Keynes on the balance of trade
In my ongoing attempt to resurrect Keynes to his rightful place as the first person to call this current crisis, I have contributed a new section to the entry on the balance of trade on Wikipedia.
In the last few years of his life, John Maynard Keynes was much preoccupied with the question of balance in international trade. He was the leader of the British delegation to the United Nations Monetary and Financial Conference in 1944 that established the Bretton Woods system of international currency management.
He was the principal author of a proposal—the so-called Keynes Plan—for an International Clearing Union. The two governing principles of the plan were that the problem of settling outstanding balances should be solved by ‘creating’ additional ‘international money’, and that debtor and creditor should be treated almost alike as disturbers of equilibrium. In the event, though, the plans were rejected, in part because “american opinion was naturally reluctant to accept the principal of equality of treatment so novel in debtor-creditor relationships”.
His view, supported by many economists and commentators at the time, was that creditor nations may be just as responsible as debtor nations for disequilibrium in exchanges and that both should be under an obligation to bring trade back into a state of balance. Failure for them to do so could have serious consequences. In the words of Geoffrey Crowther, then editor of The Economist, “If the economic relationships between nations are not, by one means or another, brought fairly close to balance, then there is no set of financial arrangements that can rescue the world from the impoverishing results of chaos.”
These ideas were informed by events prior to the Great Depression when—in the opinion of Keynes and others—international lending, primarily by the United States, exceeded the capacity of sound investment and so got diverted into non-productive and speculative uses, which in turn invited default and a sudden stop to the process of lending.

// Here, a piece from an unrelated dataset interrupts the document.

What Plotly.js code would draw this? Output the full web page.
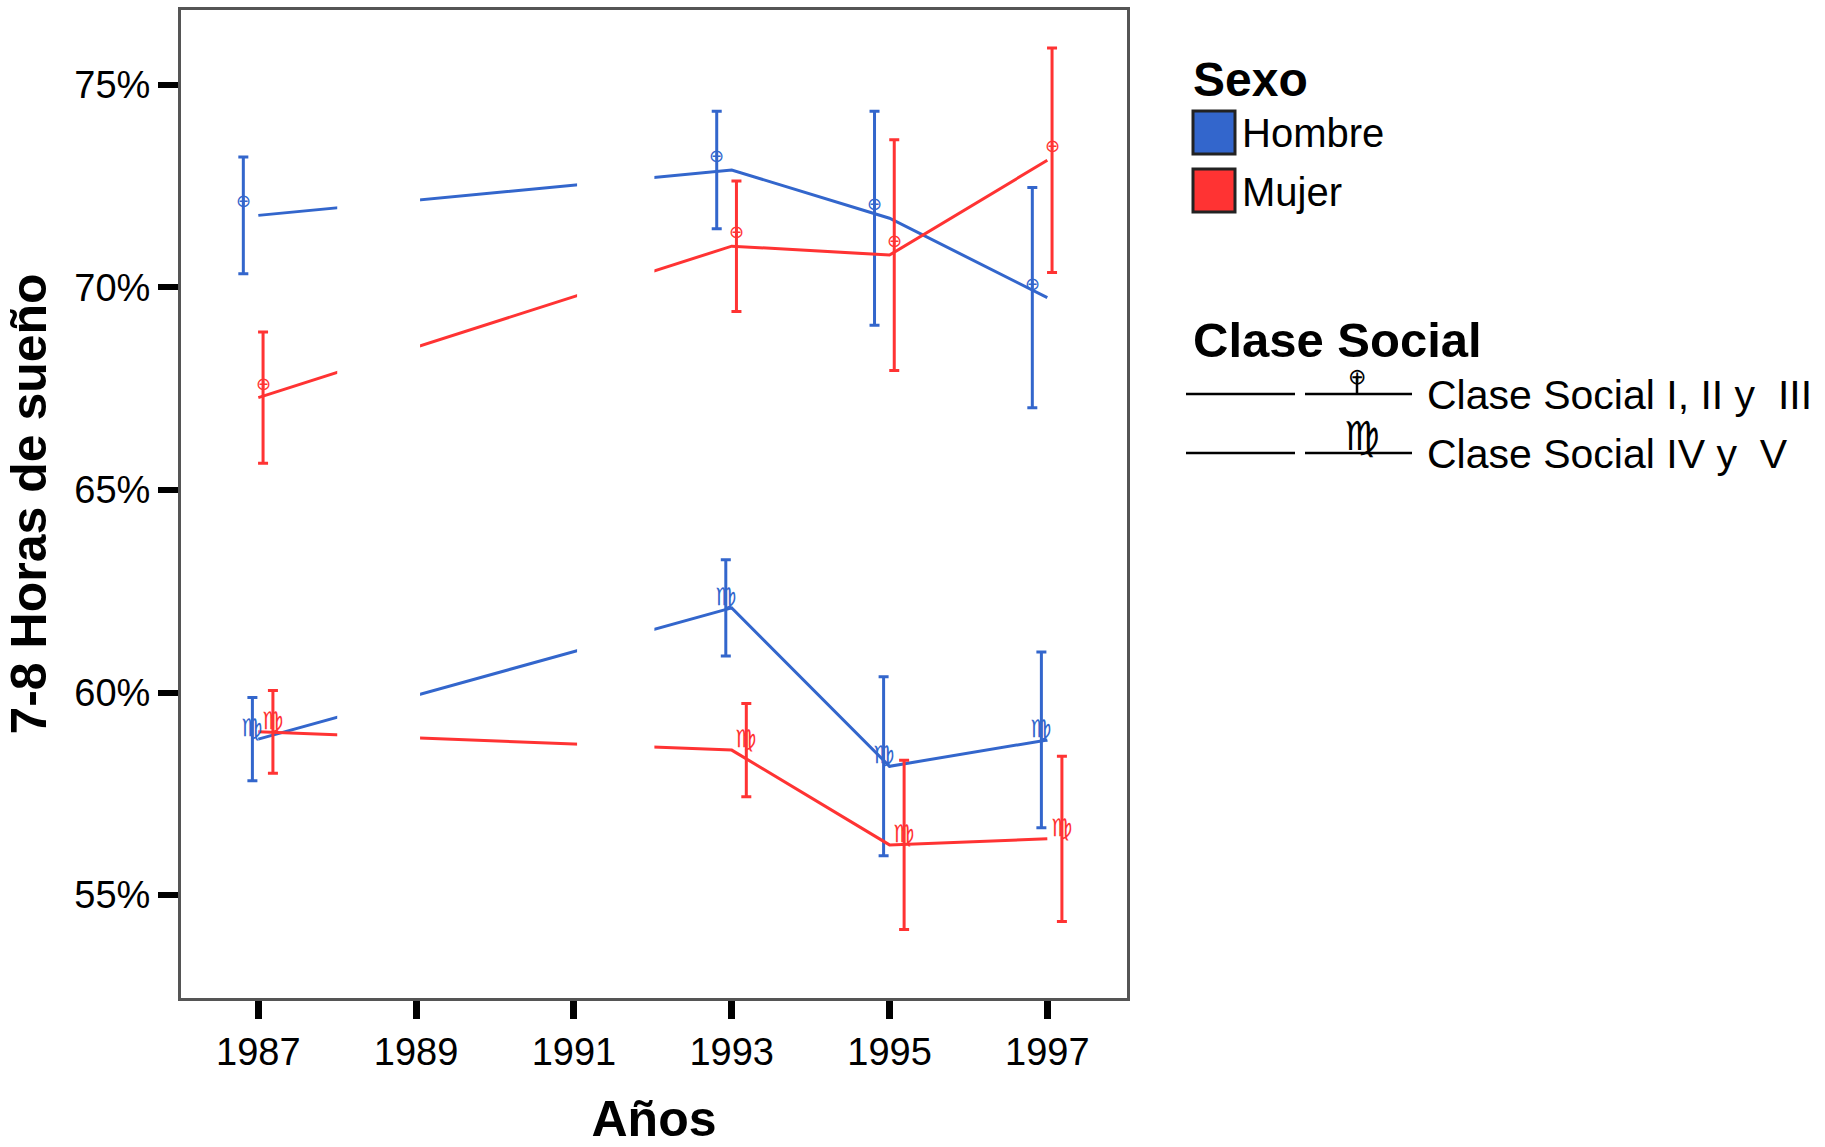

Influenced by Keynes, economics texts in the immediate post-war period put a significant emphasis on balance in trade. For example, the second edition of the popular introductory textbook, An Outline of Money, devoted the last three of its ten chapters to questions of foreign exchange management and in particular the ‘problem of balance’. However, in more recent years, since the end of the Bretton Woods system in 1971 and the increasing influence of Monetarist schools of thought in the 1980s, and particularly in the face of large sustained trade imbalances, these concerns—and particularly concerns about the destabilising affects of large trade surpluses—have to some extent disappeared from mainstream economics discourse and Keynes’ insights have slipped from view, although they are receiving some attention again in the wake of the financial crisis of 2007-2008.